Everly, too, as much as we'd like to protect her, will know pain and challenge. But she will always have the story of this day to strengthen her and give her hope. Her grandparents and parents will tell her of God's love for her. They will tell her about the water of life. They will tell her about the Holy Spirit. They will tell her that her's is a baptism like Jesus' in which God called her a beloved daughter. They will tell her about the promise of the community to love and support her and teach her. And Everly will have much joy in her life, too, so she'll know who to thank. She won't take it for granted or take all the credit for it. 

To be baptized into Christ's baptism, is to acknowledge that we receive the Holy Spirit, God's presence with us. And it is to hear the words that Jesus heard at his baptism, “This is my beloved Child. I am well pleased.” Everly, today is claimed as God's beloved child just as she is. God is pleased. And God gives her new life, from the first breath she ever took, through all of her life in God's service, and into eternal life when she is joined in unity with all creation. And we recognize again the work of the Holy Spirit in the lives of this brother and these sisters who join our congregation, today.

Because of the gift of the Holy Spirit and all God's gifts we live a life of thankfulness. It is because of God's love for each of us that we gather together to sing God's praises, and we serve the poor and hungry during the week, and we simplify our lives so that our possessions are not our focus, and we join in prayer as we make an estimate for the coming year of our giving. We don't earn God's love by giving, but we give because we have been claimed in baptism, because we are grateful for all God has given us—everything, and because we want to respond to God's love by trying to make this world a little bit better, which is what our offerings are intended to do. 

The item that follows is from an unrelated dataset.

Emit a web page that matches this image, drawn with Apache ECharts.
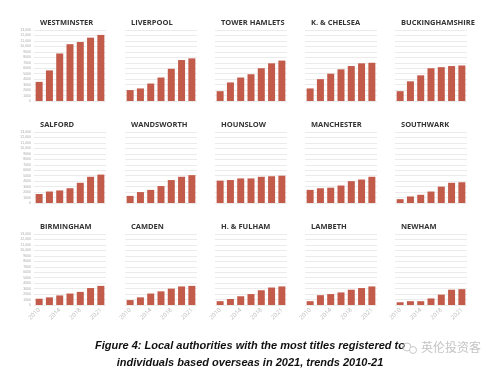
<!DOCTYPE html>
<html><head><meta charset="utf-8">
<script src="https://cdn.jsdelivr.net/npm/echarts@6/dist/echarts.min.js"></script>
<style>html,body{margin:0;padding:0;background:#fff}#c{width:500px;height:378px}</style>
</head><body><div id="c"></div>
<script>
const years = ['2010','2012','2014','2016','2018','2020','2021'];
const yTicks = [0,1000,2000,3000,4000,5000,6000,7000,8000,9000,10000,11000,12000,13000];
const names = ['WESTMINSTER','LIVERPOOL','TOWER HAMLETS','K. & CHELSEA','BUCKINGHAMSHIRE',
  'SALFORD','WANDSWORTH','HOUNSLOW','MANCHESTER','SOUTHWARK',
  'BIRMINGHAM','CAMDEN','H. & FULHAM','LAMBETH','NEWHAM'];
const westminster   = [3500,5600,8700,10400,10800,11600,12100];
const liverpool     = [2000,2300,3200,4300,5900,7500,7800];
const towerHamlets  = [1800,3400,4300,4900,6000,6900,7400];
const kChelsea      = [2300,4000,5000,5800,6400,6900,7000];
const bucks         = [1800,3600,4700,6000,6200,6400,6500];
const salford       = [1650,2100,2300,2700,3700,4800,5200];
const wandsworth    = [1300,2000,2400,3100,4200,4800,5100];
const hounslow      = [4100,4200,4500,4500,4800,4900,5000];
const manchester    = [2400,2700,2800,3200,4000,4300,4800];
const southwark     = [700,1200,1500,2100,3000,3700,3800];
const birmingham    = [1150,1400,1750,2100,2400,3100,3500];
const camden        = [900,1400,2100,2500,3000,3400,3500];
const hFulham       = [700,1100,1600,2000,2700,3200,3400];
const lambeth       = [700,1800,2000,2300,2800,3100,3400];
const newham        = [500,700,700,1200,1900,2800,2900];
const seriesData = [westminster,liverpool,towerHamlets,kChelsea,bucks,salford,wandsworth,hounslow,manchester,southwark,birmingham,camden,hFulham,lambeth,newham];
const caption1 = 'Figure 4: Local authorities with the most titles registered to';
const caption2 = 'individuals based overseas in 2021, trends 2010-21';
const watermark = '英伦投资客';

const colLeft = [34,125,215,305,395];
const rowTop = [30,132,234];
const gw = 72, gh = 71;
const grid = [], xAxis = [], yAxis = [], series = [], title = [];
names.forEach((n,i)=>{
  const r = Math.floor(i/5), c = i%5;
  grid.push({left:colLeft[c], top:rowTop[r], width:gw, height:gh});
  title.push({text:n, left:colLeft[c]+1, top:rowTop[r]-16,
    textStyle:{fontSize:7.5, fontWeight:'bold', color:'#333', fontFamily:'Open Sans'}});
  xAxis.push({type:'category', gridIndex:i, data:years,
    axisLine:{show:false}, axisTick:{show:false},
    axisLabel:{show:r===2, interval:1, rotate:45, fontSize:6, color:'#bbb', margin:4, fontFamily:'Open Sans'}});
  yAxis.push({type:'value', gridIndex:i, min:yTicks[0], max:yTicks[yTicks.length-1], interval:1000,
    axisLine:{show:false}, axisTick:{show:false},
    splitLine:{lineStyle:{color:'#ebebeb', width:1}},
    axisLabel:{show:c===0, fontSize:3.5, color:'#aaa', margin:3,
      formatter:v=> v>=10000 ? (v/1000)+',000' : String(v)}});
  series.push({type:'bar', xAxisIndex:i, yAxisIndex:i, data:seriesData[i], barWidth:7,
    itemStyle:{color:'#c35b4b'}, silent:true});
});
const chart = echarts.init(document.getElementById('c'), null, {renderer:'canvas'});
chart.setOption({
  animation:false, backgroundColor:'#fff',
  title, grid, xAxis, yAxis, series,
  graphic:[
    {type:'text', left:'center', top:340, style:{text:caption1, fill:'#111', font:'italic bold 11px "Liberation Sans"', textAlign:'center'}, x:-5},
    {type:'text', left:'center', top:357, style:{text:caption2, fill:'#111', font:'italic bold 11px "Liberation Sans"', textAlign:'center'}, x:-5},
    {type:'circle', shape:{cx:407, cy:347, r:4}, style:{fill:'none', stroke:'#c8c8c8', lineWidth:1}},
    {type:'circle', shape:{cx:413, cy:350, r:3.5}, style:{fill:'#fff', stroke:'#c8c8c8', lineWidth:1}},
    {type:'text', left:421, top:341, style:{text:watermark, fill:'#c4c4c4', font:'12px "Noto Sans CJK SC"'}}
  ]
});
</script></body></html>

Today is Everly's baptism day, but it is also a day in which we celebrate our own baptism. You were each created by God and called by God into the priesthood of all believers. God called you by name and blessed you and claimed. God has walked with you in times of joy and sorrow. God has shown you what it means to be a servant of God. I invite you, today, as you go to communion or return, or as you leave this place, to dip your finger into the baptismal font and make the mark of the cross on your forehead like the pastor did the day you were baptized. Picture your friends and family surrounding you, Jesus at your side, the Holy Spirit descending like a dove, and picture God's presence coming to all in need, allowing them to sit on his left and right, comforting the sick, visiting the lonely, spending time with the imprisoned, and giving the water of life to all who are thirsty. Envision our world healed through small but powerful acts of love. Envision the body of Christ, all who have gone before and those yet unborn, all of God's creation, linked together in his love, working together peacefully. This is what God sees and what God plans for our world. Let this vision give us hope and motivate and mobilize us to make the Kingdom real for all who suffer and are vulnerable. May God bless Everly, may God bless Tony, Rita, and Elaine, may God bless each of you, and may each of you be a blessing to others until all know God's peace.